-- Given material --
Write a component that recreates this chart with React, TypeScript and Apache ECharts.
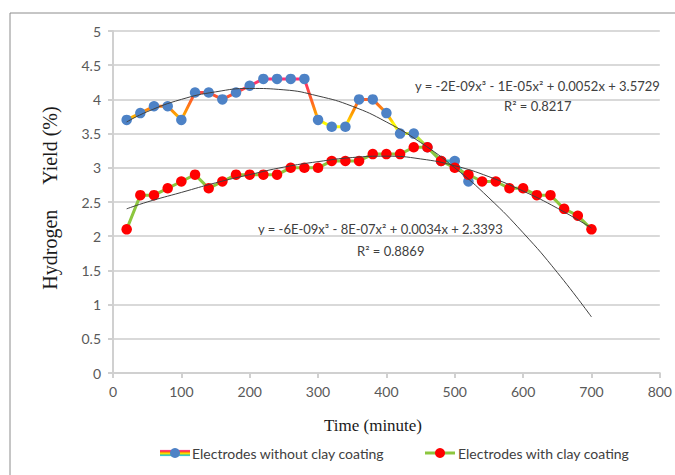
import React, { useEffect, useRef } from "react";
import * as echarts from "echarts";

// ---- data ----
const timeWithout = [20, 40, 60, 80, 100, 120, 140, 160, 180, 200, 220, 240, 260, 280, 300, 320, 340, 360, 380, 400, 420, 440, 460, 480, 500, 520];
const yieldWithout = [3.7, 3.8, 3.9, 3.9, 3.7, 4.1, 4.1, 4.0, 4.1, 4.2, 4.3, 4.3, 4.3, 4.3, 3.7, 3.6, 3.6, 4.0, 4.0, 3.8, 3.5, 3.5, 3.3, 3.1, 3.1, 2.8];

const timeWith = [20, 40, 60, 80, 100, 120, 140, 160, 180, 200, 220, 240, 260, 280, 300, 320, 340, 360, 380, 400, 420, 440, 460, 480, 500, 520, 540, 560, 580, 600, 620, 640, 660, 680, 700];
const yieldWith = [2.1, 2.6, 2.6, 2.7, 2.8, 2.9, 2.7, 2.8, 2.9, 2.9, 2.9, 2.9, 3.0, 3.0, 3.0, 3.1, 3.1, 3.1, 3.2, 3.2, 3.2, 3.3, 3.3, 3.1, 3.0, 2.9, 2.8, 2.8, 2.7, 2.7, 2.6, 2.6, 2.4, 2.3, 2.1];

const trendTime = [20, 50, 100, 150, 200, 250, 300, 350, 400, 450, 500, 550, 600, 650, 700];
const trendWithout = [3.67, 3.82, 4.0, 4.11, 4.16, 4.14, 4.05, 3.9, 3.67, 3.37, 3.0, 2.56, 2.05, 1.47, 0.82];
const trendWith = [2.4, 2.5, 2.64, 2.78, 2.9, 3.01, 3.09, 3.15, 3.17, 3.13, 3.03, 2.87, 2.66, 2.41, 2.12];

const seriesNames = ["Electrodes without clay coating", "Electrodes with clay coating"];
const equations = [
  "y = -2E-09x\u00b3 - 1E-05x\u00b2 + 0.0052x + 3.5729",
  "R\u00b2 = 0.8217",
  "y = -6E-09x\u00b3 - 8E-07x\u00b2 + 0.0034x + 2.3393",
  "R\u00b2 = 0.8869",
];
const xTitle = "Time (minute)";
const yTitle = "Hydrogen\u00a0\u00a0\u00a0\u00a0\u00a0Yield (%)";
const xRange = { min: 0, max: 800, interval: 100 };
const yRange = { min: 0, max: 5, interval: 0.5 };

const rainbow = ["#ff3d80", "#ff4040", "#ff9a00", "#ffe000", "#8fd14f", "#3cc8c8"];
const lineStops = [
  { offset: 0, color: "#ff2f7a" },
  { offset: 0.067, color: "#ff3a5a" },
  { offset: 0.133, color: "#ff4a3a" },
  { offset: 0.233, color: "#ff6a20" },
  { offset: 0.333, color: "#ff9a00" },
  { offset: 0.4, color: "#ffc800" },
  { offset: 0.433, color: "#ffff00" },
  { offset: 0.5, color: "#f0f020" },
  { offset: 0.567, color: "#c8e83a" },
  { offset: 0.667, color: "#7ed24e" },
  { offset: 0.8, color: "#2fc6c6" },
  { offset: 1, color: "#3a8fd8" },
];

const zip = (xs: number[], ys: number[]) => xs.map((x, i) => [x, ys[i]]);

const SANS = "Lato, 'Liberation Sans', sans-serif";
const SERIF = "'Liberation Serif', 'Times New Roman', serif";

export default function App() {
  const ref = useRef<HTMLDivElement>(null);
  useEffect(() => {
    if (!ref.current) return;
    const chart = echarts.init(ref.current, undefined, { renderer: "svg" });
    const legendY = 453;
    const graphic: any[] = [
      { type: "rect", shape: { x: 10, y: 13, width: 700, height: 500 }, style: { fill: "none", stroke: "#8c8c8c", lineWidth: 1 }, z: 0, silent: true },
      { type: "text", x: 373, y: 425, style: { text: xTitle, font: `17px ${SERIF}`, fill: "#1a1a1a", align: "center", verticalAlign: "middle" } },
      { type: "text", x: 50, y: 198, rotation: Math.PI / 2, style: { text: yTitle, font: `20px ${SERIF}`, fill: "#1a1a1a", align: "center", verticalAlign: "middle" } },
      { type: "text", x: 415, y: 86, style: { text: equations[0], font: `13px ${SANS}`, fill: "#404040", align: "left", verticalAlign: "middle" } },
      { type: "text", x: 504, y: 106, style: { text: equations[1], font: `13px ${SANS}`, fill: "#404040", align: "left", verticalAlign: "middle" } },
      { type: "text", x: 258, y: 229, style: { text: equations[2], font: `13px ${SANS}`, fill: "#404040", align: "left", verticalAlign: "middle" } },
      { type: "text", x: 357, y: 251, style: { text: equations[3], font: `13px ${SANS}`, fill: "#404040", align: "left", verticalAlign: "middle" } },
    ];
    rainbow.forEach((c, i) => {
      graphic.push({ type: "line", shape: { x1: 160, y1: legendY - 2.5 + i, x2: 190, y2: legendY - 2.5 + i }, style: { stroke: c, lineWidth: 1.2 } });
    });
    graphic.push({ type: "circle", shape: { cx: 175, cy: legendY, r: 5 }, style: { fill: "#4d82c6" } });
    graphic.push({ type: "text", x: 192, y: legendY, style: { text: seriesNames[0], font: `14px ${SANS}`, fill: "#404040", verticalAlign: "middle" } });
    graphic.push({ type: "line", shape: { x1: 425, y1: legendY, x2: 455, y2: legendY }, style: { stroke: "#8cc63e", lineWidth: 3 } });
    graphic.push({ type: "circle", shape: { cx: 440, cy: legendY, r: 5 }, style: { fill: "#ff0000" } });
    graphic.push({ type: "text", x: 458, y: legendY, style: { text: seriesNames[1], font: `14px ${SANS}`, fill: "#404040", verticalAlign: "middle" } });

    const axisColor = "#d0d0d0";
    chart.setOption({
      animation: false,
      backgroundColor: "#ffffff",
      grid: { left: 113, right: 15, top: 31, bottom: 102, containLabel: false },
      xAxis: {
        type: "value",
        min: xRange.min,
        max: xRange.max,
        interval: xRange.interval,
        axisLine: { show: true, lineStyle: { color: axisColor, width: 2 } },
        axisTick: { show: true, length: 5, lineStyle: { color: axisColor, width: 2 } },
        splitLine: { show: false },
        axisLabel: { color: "#595959", fontSize: 14, fontFamily: SANS, margin: 11 },
      },
      yAxis: {
        type: "value",
        min: yRange.min,
        max: yRange.max,
        interval: yRange.interval,
        axisLine: { show: true, lineStyle: { color: axisColor, width: 2 } },
        axisTick: { show: true, length: 5, lineStyle: { color: axisColor, width: 2 } },
        splitLine: { show: true, lineStyle: { color: "#d9d9d9", width: 2 } },
        axisLabel: { color: "#595959", fontSize: 14, fontFamily: SANS, margin: 12 },
      },
      series: [
        {
          name: seriesNames[0],
          type: "line",
          data: zip(timeWithout, yieldWithout),
          symbol: "circle",
          symbolSize: 10.5,
          showSymbol: true,
          itemStyle: { color: "#4d82c6" },
          lineStyle: { color: "#ff9400", width: 3 },
          z: 2,
        },
        {
          name: seriesNames[1],
          type: "line",
          data: zip(timeWith, yieldWith),
          symbol: "circle",
          symbolSize: 10.5,
          itemStyle: { color: "#ff0000" },
          lineStyle: { color: "#8cc63e", width: 3 },
          z: 3,
        },
        {
          name: "trend1",
          type: "line",
          data: zip(trendTime, trendWithout),
          showSymbol: false,
          smooth: true,
          silent: true,
          lineStyle: { color: "#404040", width: 1 },
          z: 4,
        },
        {
          name: "trend2",
          type: "line",
          data: zip(trendTime, trendWith),
          showSymbol: false,
          smooth: true,
          silent: true,
          lineStyle: { color: "#404040", width: 1 },
          z: 4,
        },
      ],
      graphic,
    });
    // gradient along the value axis, positioned through the chart's own scale
    const top = chart.convertToPixel({ gridIndex: 0 }, [0, Math.max(...yieldWithout)]) as number[];
    const bottom = chart.convertToPixel({ gridIndex: 0 }, [0, Math.min(...yieldWithout)]) as number[];
    chart.setOption({
      series: [
        {
          name: seriesNames[0],
          lineStyle: {
            color: { type: "linear", x: 0, y: top[1], x2: 0, y2: bottom[1], global: true, colorStops: lineStops },
          },
        },
      ],
    });
    return () => chart.dispose();
  }, []);
  return (
    <div
      ref={ref}
      style={{ position: "fixed", left: 0, top: 0, width: 675, height: 475, background: "#fff" }}
    />
  );
}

-- Task objective --
Give again, word for word, every line from the top of the data above to the line holding "import * as", inclusive, with the pictures left out.

-- Answer to this exercise --
Write a component that recreates this chart with React, TypeScript and Apache ECharts.
import React, { useEffect, useRef } from "react";
import * as echarts from "echarts";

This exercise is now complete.